This week California’s attorney general, Xavier Becerra, published draft guidance for enforcing the state’s landmark privacy legislation.
The draft text of the regulations under the California Consumer Privacy Act (CCPA) will undergo a public consultation period, including a number of public hearings, with submissions open until December 6 this year.
The CCPA itself will take effect in the state on January 1, with a further six months’ grace period before enforcement of the law begins.
“The proposed regulations are intended to operationalize the CCPA and provide practical guidance to consumers and businesses subject to the law,” writes the State of California’s Department of Justice in a press release announcing the draft text. “The regulations would address some of the open issues raised by the CCPA and would be subject to enforcement by the Department of Justice with remedies provided under the law.”

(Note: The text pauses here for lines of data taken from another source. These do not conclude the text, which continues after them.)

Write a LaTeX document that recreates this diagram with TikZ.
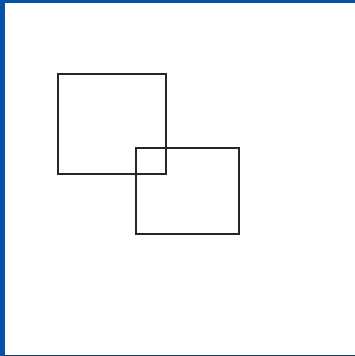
\documentclass[tikz,border=0pt]{standalone}
\usepackage{tikz}
\usetikzlibrary{positioning}
\definecolor{slideblue}{RGB}{6,82,166}
\definecolor{slidedark}{RGB}{12,60,120}
\tikzset{
  frame/.style={
    rectangle, draw=black!85, line width=1.7pt,
    fill=none, inner sep=0pt, outer sep=0pt
  }
}
\begin{document}
\begin{tikzpicture}[x=1pt, y=-1pt]

% Slide background
\fill[white] (0,0) rectangle (355,356);
\useasboundingbox (0,0) rectangle (355,356);
\fill[slideblue] (0,0) rectangle (5,356);
\fill[slideblue] (0,0) rectangle (355,3);
\fill[slidedark] (5,355) rectangle (355,356);

% Overlapping boxes
\node[frame, minimum width=108pt, minimum height=100pt] (left) at (112,123.8) {};
\node[frame, minimum width=102.5pt, minimum height=86pt] (right) at (187.4,190.7) {};

\end{tikzpicture}
\end{document}
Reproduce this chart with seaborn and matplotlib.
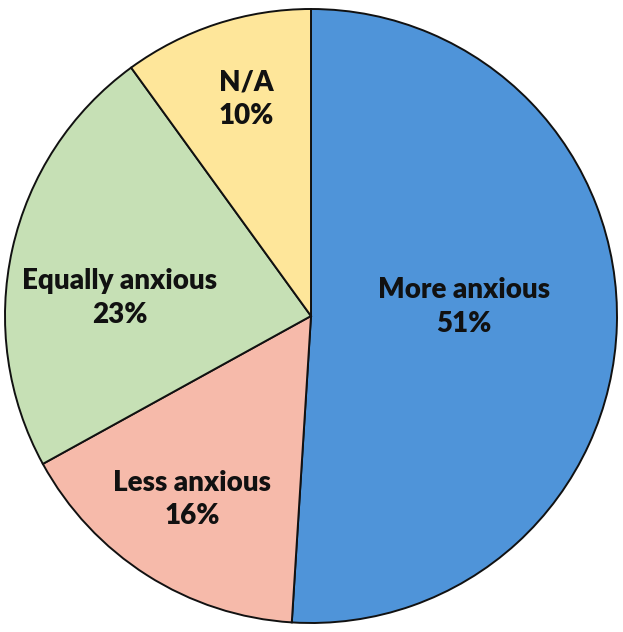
import matplotlib
matplotlib.use("Agg")
import matplotlib.pyplot as plt
import seaborn as sns
import numpy as np

categories = ["More anxious", "Less anxious", "Equally anxious", "N/A"]
values = [51, 16, 23, 10]
colors = ["#4F94D9", "#F6BAAA", "#C6E0B5", "#FEE69A"]
label_dist = [0.50, 0.713, 0.627, 0.737]
label_angle_shift = [5.2, -0.6, 7.2, -1.3]

sns.set_theme(style="white")
plt.rcParams["font.family"] = ["Lato", "DejaVu Sans"]

fig = plt.figure(figsize=(6.23, 6.32), dpi=100)
ax = fig.add_axes([0, 0, 1, 1])
wedges, _ = ax.pie(values, colors=colors, startangle=90, counterclock=False,
                   radius=1, wedgeprops=dict(edgecolor="#111111", linewidth=1.4))
for w, cat, v, d, s in zip(wedges, categories, values, label_dist, label_angle_shift):
    ang = np.deg2rad((w.theta1 + w.theta2) / 2 + s)
    ax.text(d * np.cos(ang), d * np.sin(ang), f"{cat}\n{v}%", ha="center", va="center",
            fontsize=20, fontweight="heavy", color="#111111", linespacing=1.35)

ax.set_xlim(-311 / 306, (623 - 311) / 306)
ax.set_ylim(-316 / 307, (632 - 316) / 307)
ax.set_aspect("auto")
ax.axis("off")
fig.savefig("out.png", dpi=100, facecolor="white")
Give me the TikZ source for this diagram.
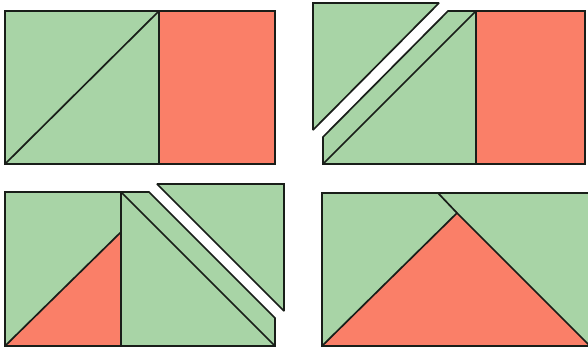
\documentclass[tikz,border=0pt]{standalone}
\definecolor{pgreen}{RGB}{168,212,166}
\definecolor{pred}{RGB}{250,127,104}
\definecolor{pline}{RGB}{25,30,25}
\begin{document}
\begin{tikzpicture}[x=1pt,y=-1pt,
  gpiece/.style={fill=pgreen,draw=pline,line width=1.7pt,line join=miter,miter limit=2},
  rpiece/.style={fill=pred,draw=pline,line width=1.7pt,line join=miter,miter limit=2},
  cut/.style={draw=pline,line width=1.7pt}]
\useasboundingbox (0,0) rectangle (588,347);
\fill[white] (0,0) rectangle (588,347);
% Panel 1 (top left)
\path[gpiece] (5,11) rectangle (159,164);
\path[rpiece] (159,11) rectangle (275,164);
\draw[cut] (5,164) -- (159,11);
% Panel 2 (top right)
\path[gpiece] (313,3) -- (439,3) -- (313,130) -- cycle;
\path[gpiece] (448,11) -- (476,11) -- (476,164) -- (323,164) -- (323,137) -- cycle;
\draw[cut] (323,164) -- (476,11);
\path[rpiece] (476,11) rectangle (585,164);
% Panel 3 (bottom left)
\path[gpiece] (5,192) rectangle (121,346);
\path[rpiece] (5,346) -- (121,346) -- (121,232) -- cycle;
\path[gpiece] (121,192) -- (149,192) -- (275,318) -- (275,346) -- (121,346) -- cycle;
\draw[cut] (121,192) -- (275,346);
\path[gpiece] (157,184) -- (284,184) -- (284,311) -- cycle;
% Panel 4 (bottom right)
\path[gpiece] (322,193) rectangle (592,346);
\path[rpiece] (322,346) -- (457,213) -- (590,346) -- cycle;
\draw[cut] (438,193) -- (457,213);
\end{tikzpicture}
\end{document}
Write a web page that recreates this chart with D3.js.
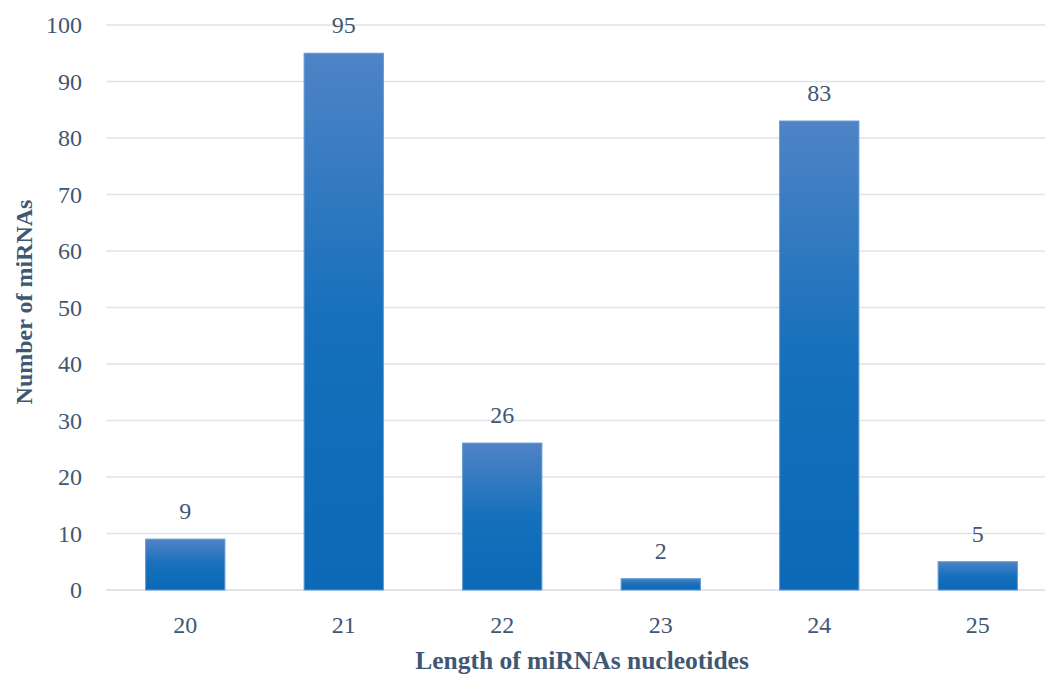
<!DOCTYPE html>
<html>
<head>
<meta charset="utf-8">
<script src="https://cdn.jsdelivr.net/npm/d3@7"></script>
<style>
  html, body { margin: 0; padding: 0; background: #ffffff; }
  svg { display: block; }
  text { font-family: "Liberation Serif", "DejaVu Serif", serif; fill: #3f5774; }
</style>
</head>
<body>
<svg id="chart" width="1045" height="676"></svg>
<script>
// Nucleotide lengths and number of miRNAs of each length
const lengths = ["20", "21", "22", "23", "24", "25"];
const counts = [9, 95, 26, 2, 83, 5];
const yTicks = [0, 10, 20, 30, 40, 50, 60, 70, 80, 90, 100];
const xTitle = "Length of miRNAs nucleotides";
const yTitle = "Number of miRNAs";

const svg = d3.select("#chart");
const plot = { left: 106, right: 1057, top: 25, bottom: 590 };

const x = d3.scaleBand().domain(lengths).range([plot.left, plot.right]).paddingInner(0.5).paddingOuter(0.25);
const y = d3.scaleLinear().domain([0, 100]).range([plot.bottom, plot.top]);

// Vertical gradient for the bars
const defs = svg.append("defs");
const grad = defs.append("linearGradient")
  .attr("id", "barFill").attr("x1", 0).attr("y1", 0).attr("x2", 0).attr("y2", 1);
grad.append("stop").attr("offset", "0%").attr("stop-color", "#4f83c6");
grad.append("stop").attr("offset", "50%").attr("stop-color", "#1670bb");
grad.append("stop").attr("offset", "100%").attr("stop-color", "#0b69b7");

// Horizontal gridlines
svg.append("g")
  .selectAll("line")
  .data(yTicks)
  .join("line")
  .attr("x1", plot.left).attr("x2", plot.right)
  .attr("y1", d => y(d)).attr("y2", d => y(d))
  .attr("stroke", d => d === 0 ? "#d3dae6" : "#dde3ec")
  .attr("stroke-width", 1.5);

// Y tick labels
svg.append("g")
  .selectAll("text")
  .data(yTicks)
  .join("text")
  .attr("x", 82).attr("y", d => y(d))
  .attr("dy", "0.35em")
  .attr("text-anchor", "end")
  .style("font-size", "24px")
  .text(d => d);

// Bars
svg.append("g")
  .selectAll("rect")
  .data(counts)
  .join("rect")
  .attr("x", (d, i) => x(lengths[i]))
  .attr("width", x.bandwidth())
  .attr("y", d => y(d))
  .attr("height", d => y(0) - y(d))
  .attr("fill", "url(#barFill)")
  .attr("stroke", "#5e97d3")
  .attr("stroke-width", 1);

// Value labels above bars
svg.append("g")
  .selectAll("text")
  .data(counts)
  .join("text")
  .attr("x", (d, i) => x(lengths[i]) + x.bandwidth() / 2)
  .attr("y", d => y(d) - 20)
  .attr("text-anchor", "middle")
  .style("font-size", "24px")
  .text(d => d);

// X tick labels
svg.append("g")
  .selectAll("text")
  .data(lengths)
  .join("text")
  .attr("x", d => x(d) + x.bandwidth() / 2)
  .attr("y", 633)
  .attr("text-anchor", "middle")
  .style("font-size", "24px")
  .text(d => d);

// Axis titles
svg.append("text")
  .attr("x", 582).attr("y", 669)
  .attr("text-anchor", "middle")
  .style("font-size", "25.5px")
  .style("font-weight", "bold")
  .text(xTitle);

svg.append("text")
  .attr("transform", "translate(32,302) rotate(-90)")
  .attr("text-anchor", "middle")
  .style("font-size", "24px")
  .style("font-weight", "bold")
  .text(yTitle);
</script>
</body>
</html>
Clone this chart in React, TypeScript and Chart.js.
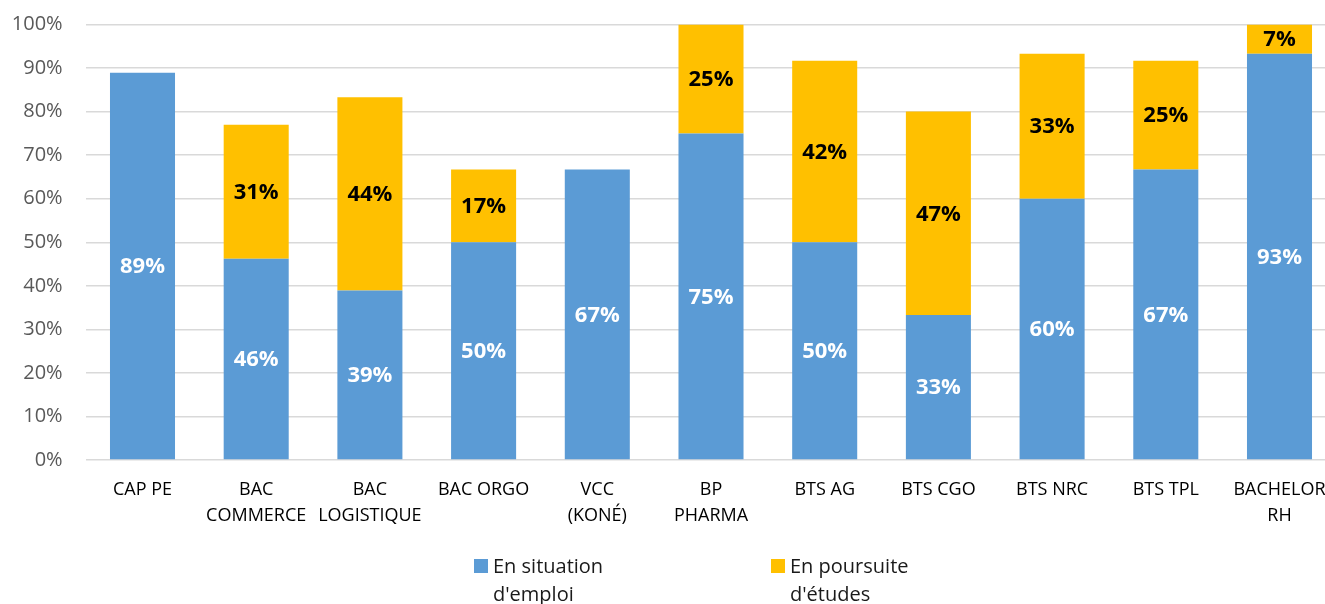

Translation: Here’s the extra detail we think is needed to make the law work.
The CCPA was signed into law in June 2018 — enshrining protections for a sub-set of US citizens against their data being collected and sold without their knowledge.
The law requires businesses over a certain user and/or revenue threshold to disclose what personal data they collect; the purposes they intend to use the data for; and any third parties it will be shared with; as well as requiring that they provide a discrimination-free opt-out to personal data being sold or shared.
Businesses must also comply with consumer requests for their data to be deleted.